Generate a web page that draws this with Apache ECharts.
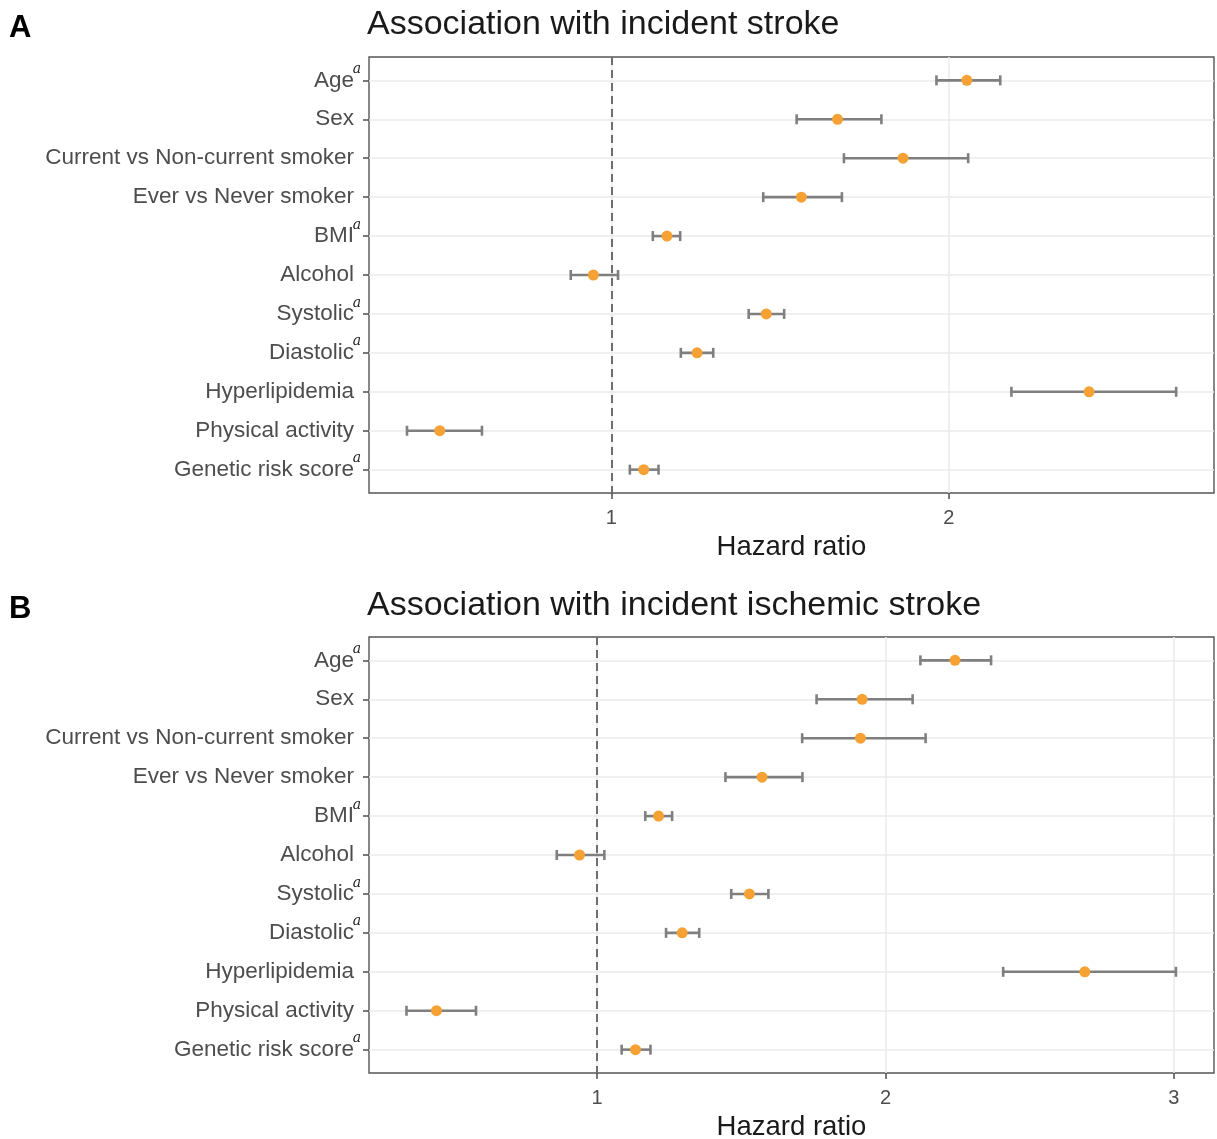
<!DOCTYPE html>
<html>
<head>
<meta charset="utf-8">
<script src="https://cdn.jsdelivr.net/npm/echarts@6/dist/echarts.min.js"></script>
<style>html,body{margin:0;padding:0;background:#fff}#c{width:1217px;height:1139px}</style>
</head>
<body>
<div id="c"></div>
<script>
// ---------- data ----------
const categories = ['Age','Sex','Current vs Non-current smoker','Ever vs Never smoker','BMI','Alcohol','Systolic','Diastolic','Hyperlipidemia','Physical activity','Genetic risk score'];
const superscriptA = [true,false,false,false,true,false,true,true,false,false,true];
const superscriptB = [true,false,false,false,true,false,true,true,false,false,true];

const titleA = 'Association with incident stroke';
const titleB = 'Association with incident ischemic stroke';
const panelLabels = ['A','B'];
const xAxisName = 'Hazard ratio';

// Panel A: hazard ratio estimates and 95% CI
const hrA    = [2.053,1.670,1.864,1.563,1.165,0.947,1.459,1.254,2.415,0.492,1.096];
const lowerA = [1.963,1.549,1.689,1.450,1.123,0.880,1.407,1.206,2.185,0.395,1.055];
const upperA = [2.152,1.800,2.057,1.683,1.204,1.020,1.512,1.302,2.673,0.617,1.140];

// Panel B
const hrB    = [2.241,1.919,1.913,1.572,1.213,0.939,1.528,1.295,2.691,0.443,1.133];
const lowerB = [2.121,1.761,1.711,1.445,1.167,0.860,1.465,1.239,2.408,0.339,1.085];
const upperB = [2.366,2.094,2.139,1.712,1.260,1.025,1.594,1.354,3.007,0.580,1.185];

const xTicksA = [1,2];
const xTicksB = [1,2,3];
const xRangeA = [0.2825, 2.785];
const xRangeB = [0.209, 3.139];
const refLine = 1;

// ---------- styles ----------
const ORANGE = '#F5A133';
const BAR = '#7f7f7f';
const GRIDC = '#ebebeb';
const TXT = '#4d4d4d';
const idx = categories.map((_, i) => i);

function yAxis(gridIndex, sup) {
  return {
    type: 'value', gridIndex, inverse: true, min: -0.6, max: 10.6,
    axisLine: { show: false, onZero: false },
    axisTick: { show: true, length: 6, customValues: idx, lineStyle: { color: TXT, width: 1.5 } },
    splitLine: { show: true, lineStyle: { color: GRIDC, width: 1.5 } },
    axisLabel: {
      customValues: idx, margin: 8, color: TXT,
      formatter: v => '{n|' + categories[v] + '}' + (sup[v] ? '{s|a}' : '{p| }'),
      rich: {
        n: { fontSize: 22.5, color: TXT, fontFamily: 'Liberation Sans', lineHeight: 36, verticalAlign: 'middle' },
        s: { fontSize: 14, color: '#222', fontFamily: 'DejaVu Serif', fontStyle: 'italic', width: 7, lineHeight: 16, verticalAlign: 'top' },
        p: { fontSize: 14, width: 7, lineHeight: 16 }
      }
    }
  };
}
function xAxis(gridIndex, range, ticks) {
  return {
    type: 'value', gridIndex, min: range[0], max: range[1], position: 'bottom',
    axisLine: { show: false, onZero: false },
    axisTick: { show: true, length: 6, customValues: ticks, lineStyle: { color: TXT, width: 1.5 } },
    splitLine: { show: true, lineStyle: { color: GRIDC, width: 1.5 } },
    axisLabel: { customValues: ticks, margin: 15, fontSize: 20, color: TXT, fontFamily: 'Liberation Sans' },
    name: xAxisName, nameLocation: 'middle', nameGap: 40,
    nameTextStyle: { fontSize: 27.5, color: '#1a1a1a', fontFamily: 'Liberation Sans' }
  };
}
function errSeries(axisIndex, lo, hi) {
  return {
    type: 'custom', xAxisIndex: axisIndex, yAxisIndex: axisIndex, z: 3,
    data: lo.map((l, i) => [l, hi[i], i]),
    encode: { x: [0, 1], y: 2 },
    renderItem: (params, api) => {
      const a = api.coord([api.value(0), api.value(2)]);
      const b = api.coord([api.value(1), api.value(2)]);
      const h = 5;
      const st = { stroke: BAR, lineWidth: 2.6 };
      return { type: 'group', children: [
        { type: 'line', shape: { x1: a[0], y1: a[1], x2: b[0], y2: b[1] }, style: st },
        { type: 'line', shape: { x1: a[0], y1: a[1] - h, x2: a[0], y2: a[1] + h }, style: st },
        { type: 'line', shape: { x1: b[0], y1: b[1] - h, x2: b[0], y2: b[1] + h }, style: st }
      ]};
    },
    markLine: {
      silent: true, symbol: 'none', label: { show: false },
      lineStyle: { type: [8, 5], color: '#6e6e6e', width: 2 },
      data: [{ xAxis: refLine }]
    }
  };
}
function ptSeries(axisIndex, hr) {
  return {
    type: 'scatter', xAxisIndex: axisIndex, yAxisIndex: axisIndex, z: 4,
    symbolSize: 11, itemStyle: { color: ORANGE, opacity: 1 },
    data: hr.map((v, i) => [v, i])
  };
}

const chart = echarts.init(document.getElementById('c'), null, { renderer: 'canvas' });
chart.setOption({
  animation: false,
  backgroundColor: '#fff',
  title: [
    { text: panelLabels[0], left: 9, top: 13, padding: 0, textStyle: { fontSize: 31, fontWeight: 'bold', color: '#000', fontFamily: 'Liberation Sans' } },
    { text: titleA, left: 367, top: 8, padding: 0, textStyle: { fontSize: 34, fontWeight: 'normal', color: '#1a1a1a', fontFamily: 'Liberation Sans' } },
    { text: panelLabels[1], left: 9, top: 594, padding: 0, textStyle: { fontSize: 31, fontWeight: 'bold', color: '#000', fontFamily: 'Liberation Sans' } },
    { text: titleB, left: 367, top: 589, padding: 0, textStyle: { fontSize: 34, fontWeight: 'normal', color: '#1a1a1a', fontFamily: 'Liberation Sans' } }
  ],
  grid: [
    { left: 369, right: 3, top: 57, height: 436, show: true, borderColor: '#555', borderWidth: 1.4, backgroundColor: 'transparent', outerBoundsMode: 'none', containLabel: false },
    { left: 369, right: 3, top: 637, height: 436, show: true, borderColor: '#555', borderWidth: 1.4, backgroundColor: 'transparent', outerBoundsMode: 'none', containLabel: false }
  ],
  xAxis: [xAxis(0, xRangeA, xTicksA), xAxis(1, xRangeB, xTicksB)],
  yAxis: [yAxis(0, superscriptA), yAxis(1, superscriptB)],
  series: [
    errSeries(0, lowerA, upperA), ptSeries(0, hrA),
    errSeries(1, lowerB, upperB), ptSeries(1, hrB)
  ]
});
</script>
</body>
</html>
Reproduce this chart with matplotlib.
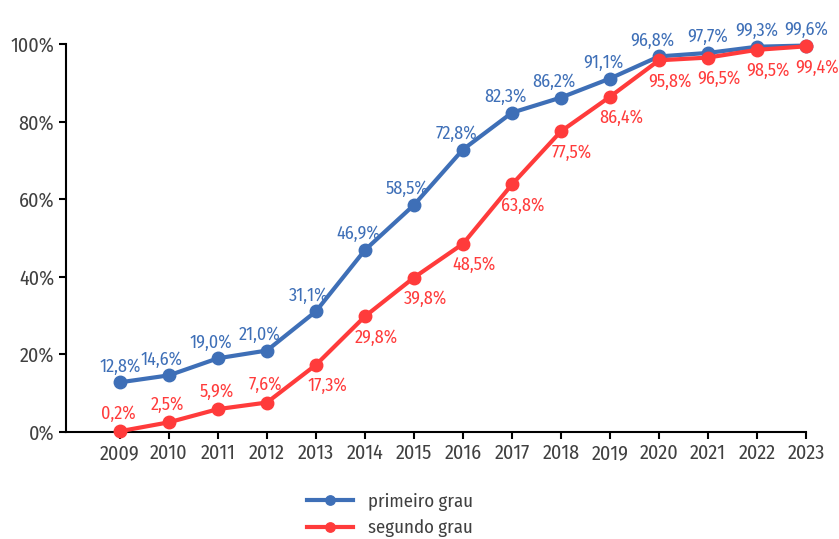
import matplotlib.pyplot as plt
from matplotlib.ticker import FuncFormatter

plt.rcParams['font.family'] = ['Fira Sans Condensed', 'DejaVu Sans']

years = list(range(2009, 2024))
primeiro = [12.8, 14.6, 19.0, 21.0, 31.1, 46.9, 58.5, 72.8, 82.3, 86.2, 91.1, 96.8, 97.7, 99.3, 99.6]
segundo = [0.2, 2.5, 5.9, 7.6, 17.3, 29.8, 39.8, 48.5, 63.8, 77.5, 86.4, 95.8, 96.5, 98.5, 99.4]

blue = '#3e6fb7'
red = '#ff3b3b'
text_gray = '#404040'

fig = plt.figure(figsize=(8.39, 5.39), dpi=100)
ax = fig.add_axes([66 / 839, 1 - 432 / 539, (806 - 66) / 839, (432 - 44) / 539])

ax.plot(years, primeiro, color=blue, marker='o', markersize=9, linewidth=3, label='primeiro grau', zorder=3)
ax.plot(years, segundo, color=red, marker='o', markersize=9, linewidth=3, label='segundo grau', zorder=3)

def fmt(v):
    return f"{v:.1f}%".replace('.', ',')

# blue labels above (nudged left on the rising part), red above early then below-right
for x, v in zip(years, primeiro):
    dx = -5 if 2010 <= x <= 2020 else 0
    ax.annotate(fmt(v), (x, v), textcoords='offset points', xytext=(dx, 5),
                ha='center', va='bottom', color=blue, fontsize=13)

for x, v in zip(years, segundo):
    if x <= 2012:
        ax.annotate(fmt(v), (x, v), textcoords='offset points', xytext=(-1, 6),
                    ha='center', va='bottom', color=red, fontsize=13)
    else:
        ax.annotate(fmt(v), (x, v), textcoords='offset points', xytext=(8, -9),
                    ha='center', va='top', color=red, fontsize=13)

ax.set_xlim(2007.9, 2023.0)
ax.set_ylim(0, 100)
ax.set_xticks(years)
ax.set_yticks(range(0, 101, 20))
ax.yaxis.set_major_formatter(FuncFormatter(lambda v, p: f"{int(v)}%"))
ax.tick_params(axis='both', labelsize=14.5, labelcolor=text_gray, color='black', length=5, width=1.5)

for s in ['top', 'right']:
    ax.spines[s].set_visible(False)
for s in ['left', 'bottom']:
    ax.spines[s].set_linewidth(1.5)
    ax.spines[s].set_color('black')

for line in ax.lines:
    line.set_clip_on(False)

fig.legend(loc='lower center', bbox_to_anchor=(390 / 839, -0.028), frameon=False,
           fontsize=13.5, labelcolor=text_gray, handlelength=2.5, labelspacing=0.45,
           markerscale=0.75)

fig.savefig('out.png', dpi=100)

____

▶ [WHAT TO PRODUCE]
Without any pictures, reproduce the lines from the first one in the material through the line that has "const idx = categories.map((_, i) => i);", exactly as they appear.

▶ [ANSWER TO THIS PROBLEM]
Generate a web page that draws this with Apache ECharts.
<!DOCTYPE html>
<html>
<head>
<meta charset="utf-8">
<script src="https://cdn.jsdelivr.net/npm/echarts@6/dist/echarts.min.js"></script>
<style>html,body{margin:0;padding:0;background:#fff}#c{width:1217px;height:1139px}</style>
</head>
<body>
<div id="c"></div>
<script>
// ---------- data ----------
const categories = ['Age','Sex','Current vs Non-current smoker','Ever vs Never smoker','BMI','Alcohol','Systolic','Diastolic','Hyperlipidemia','Physical activity','Genetic risk score'];
const superscriptA = [true,false,false,false,true,false,true,true,false,false,true];
const superscriptB = [true,false,false,false,true,false,true,true,false,false,true];

const titleA = 'Association with incident stroke';
const titleB = 'Association with incident ischemic stroke';
const panelLabels = ['A','B'];
const xAxisName = 'Hazard ratio';

// Panel A: hazard ratio estimates and 95% CI
const hrA    = [2.053,1.670,1.864,1.563,1.165,0.947,1.459,1.254,2.415,0.492,1.096];
const lowerA = [1.963,1.549,1.689,1.450,1.123,0.880,1.407,1.206,2.185,0.395,1.055];
const upperA = [2.152,1.800,2.057,1.683,1.204,1.020,1.512,1.302,2.673,0.617,1.140];

// Panel B
const hrB    = [2.241,1.919,1.913,1.572,1.213,0.939,1.528,1.295,2.691,0.443,1.133];
const lowerB = [2.121,1.761,1.711,1.445,1.167,0.860,1.465,1.239,2.408,0.339,1.085];
const upperB = [2.366,2.094,2.139,1.712,1.260,1.025,1.594,1.354,3.007,0.580,1.185];

const xTicksA = [1,2];
const xTicksB = [1,2,3];
const xRangeA = [0.2825, 2.785];
const xRangeB = [0.209, 3.139];
const refLine = 1;

// ---------- styles ----------
const ORANGE = '#F5A133';
const BAR = '#7f7f7f';
const GRIDC = '#ebebeb';
const TXT = '#4d4d4d';
const idx = categories.map((_, i) => i);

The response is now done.